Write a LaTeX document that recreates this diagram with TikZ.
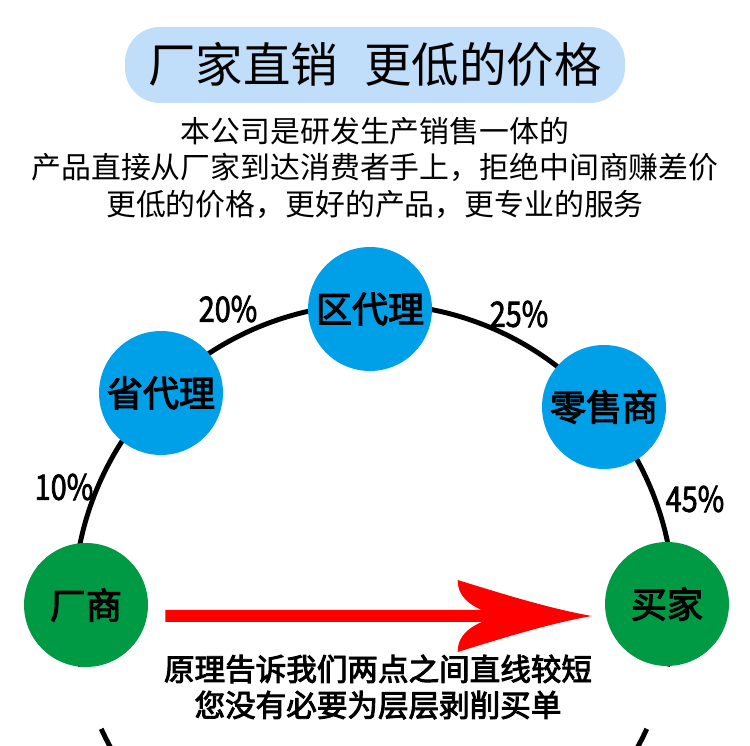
\documentclass[tikz,border=0pt]{standalone}
\usepackage{fontspec}
\setmainfont{Noto Sans CJK SC}
\newfontfamily\heavy{Noto Sans CJK SC}[FakeBold=3]
\newfontfamily\narrow{Noto Sans CJK SC}[FakeStretch=0.82,FakeBold=2]
\usetikzlibrary{calc}
\definecolor{titlebg}{RGB}{192,222,250}
\definecolor{agent}{RGB}{0,160,233}
\definecolor{endpt}{RGB}{0,153,68}
\definecolor{arrowred}{RGB}{255,0,0}

\begin{document}
\begin{tikzpicture}[x=0.02cm,y=0.02cm,
  stop/.style={circle,minimum size=2.48cm,inner sep=0pt,font=\fontsize{20.5}{22}\selectfont\heavy},
  pct/.style={inner sep=0pt,font=\fontsize{20}{22}\selectfont\narrow},
  ring/.style={line width=2.8pt}]
 \useasboundingbox[fill=white] (0,0) rectangle (750,746);
 \node[fill=titlebg,rounded corners=0.7cm,minimum width=10cm,minimum height=1.52cm,
   font=\fontsize{27}{30}\selectfont] (title) at (375,681) {厂家直销\hspace{0.55em}更低的价格};
 \node[align=center,font=\fontsize{17}{20.8}\selectfont] (intro) at (375,578)
   {本公司是研发生产销售一体的\\产品直接从厂家到达消费者手上，拒绝中间商赚差价\\更低的价格，更好的产品，更专业的服务};
 % big ring behind the stations
 \coordinate (o) at (374,142);
 \draw[ring] (o) ++(192:300) arc[start angle=192,end angle=-12,radius=300];
 \foreach \a/\d in {204.6/5,-24.6/-5}
   \draw[ring] (o) ++(\a:300) arc[start angle=\a,delta angle=\d,radius=300];
 \node[stop,fill=agent] (sheng) at (161,353) {省代理};
 \node[stop,fill=agent] (qu) at (370,437) {区代理};
 \node[stop,fill=agent] (ling) at (604,339) {零售商};
 \node[stop,fill=endpt] (chang) at (86,141) {厂商};
 \node[stop,fill=endpt] (mai) at (667,142) {买家};
 \node[pct] (p10) at (64,259) {10\%};
 \node[pct] (p20) at (228,437) {20\%};
 \node[pct] (p25) at (519,432) {25\%};
 \node[pct] (p45) at (695,247) {45\%};
 % direct route
 \coordinate (tail) at ($(chang.east)+(17,-11)$);
 \coordinate (tip) at ($(mai.west)+(-13,-12)$);
 \fill[arrowred] ($(tail)+(0,6)$) -- ($(tip)+(-110,6)$)
   .. controls ($(tip)+(-128,14)$) and ($(tip)+(-134,24)$) .. ($(tip)+(-134,36)$)
   .. controls ($(tip)+(-95,24)$) and ($(tip)+(-45,8)$) .. (tip)
   .. controls ($(tip)+(-45,-8)$) and ($(tip)+(-95,-24)$) .. ($(tip)+(-134,-36)$)
   .. controls ($(tip)+(-134,-24)$) and ($(tip)+(-128,-14)$) .. ($(tip)+(-110,-6)$)
   -- ($(tail)+(0,-6)$) -- cycle;
 \node[align=center,font=\fontsize{17.4}{20.5}\selectfont\heavy] (note) at (378,59)
   {原理告诉我们两点之间直线较短\\您没有必要为层层剥削买单};
\end{tikzpicture}
\end{document}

---

* [CHALLENGE] Do not copy the pictures, but repeat every line exactly.

* [WRITTEN RESPONSE]
Write a LaTeX document that recreates this diagram with TikZ.
\documentclass[tikz,border=0pt]{standalone}
\usepackage{fontspec}
\setmainfont{Noto Sans CJK SC}
\newfontfamily\heavy{Noto Sans CJK SC}[FakeBold=3]
\newfontfamily\narrow{Noto Sans CJK SC}[FakeStretch=0.82,FakeBold=2]
\usetikzlibrary{calc}
\definecolor{titlebg}{RGB}{192,222,250}
\definecolor{agent}{RGB}{0,160,233}
\definecolor{endpt}{RGB}{0,153,68}
\definecolor{arrowred}{RGB}{255,0,0}

\begin{document}
\begin{tikzpicture}[x=0.02cm,y=0.02cm,
  stop/.style={circle,minimum size=2.48cm,inner sep=0pt,font=\fontsize{20.5}{22}\selectfont\heavy},
  pct/.style={inner sep=0pt,font=\fontsize{20}{22}\selectfont\narrow},
  ring/.style={line width=2.8pt}]
 \useasboundingbox[fill=white] (0,0) rectangle (750,746);
 \node[fill=titlebg,rounded corners=0.7cm,minimum width=10cm,minimum height=1.52cm,
   font=\fontsize{27}{30}\selectfont] (title) at (375,681) {厂家直销\hspace{0.55em}更低的价格};
 \node[align=center,font=\fontsize{17}{20.8}\selectfont] (intro) at (375,578)
   {本公司是研发生产销售一体的\\产品直接从厂家到达消费者手上，拒绝中间商赚差价\\更低的价格，更好的产品，更专业的服务};
 % big ring behind the stations
 \coordinate (o) at (374,142);
 \draw[ring] (o) ++(192:300) arc[start angle=192,end angle=-12,radius=300];
 \foreach \a/\d in {204.6/5,-24.6/-5}
   \draw[ring] (o) ++(\a:300) arc[start angle=\a,delta angle=\d,radius=300];
 \node[stop,fill=agent] (sheng) at (161,353) {省代理};
 \node[stop,fill=agent] (qu) at (370,437) {区代理};
 \node[stop,fill=agent] (ling) at (604,339) {零售商};
 \node[stop,fill=endpt] (chang) at (86,141) {厂商};
 \node[stop,fill=endpt] (mai) at (667,142) {买家};
 \node[pct] (p10) at (64,259) {10\%};
 \node[pct] (p20) at (228,437) {20\%};
 \node[pct] (p25) at (519,432) {25\%};
 \node[pct] (p45) at (695,247) {45\%};
 % direct route
 \coordinate (tail) at ($(chang.east)+(17,-11)$);
 \coordinate (tip) at ($(mai.west)+(-13,-12)$);
 \fill[arrowred] ($(tail)+(0,6)$) -- ($(tip)+(-110,6)$)
   .. controls ($(tip)+(-128,14)$) and ($(tip)+(-134,24)$) .. ($(tip)+(-134,36)$)
   .. controls ($(tip)+(-95,24)$) and ($(tip)+(-45,8)$) .. (tip)
   .. controls ($(tip)+(-45,-8)$) and ($(tip)+(-95,-24)$) .. ($(tip)+(-134,-36)$)
   .. controls ($(tip)+(-134,-24)$) and ($(tip)+(-128,-14)$) .. ($(tip)+(-110,-6)$)
   -- ($(tail)+(0,-6)$) -- cycle;
 \node[align=center,font=\fontsize{17.4}{20.5}\selectfont\heavy] (note) at (378,59)
   {原理告诉我们两点之间直线较短\\您没有必要为层层剥削买单};
\end{tikzpicture}
\end{document}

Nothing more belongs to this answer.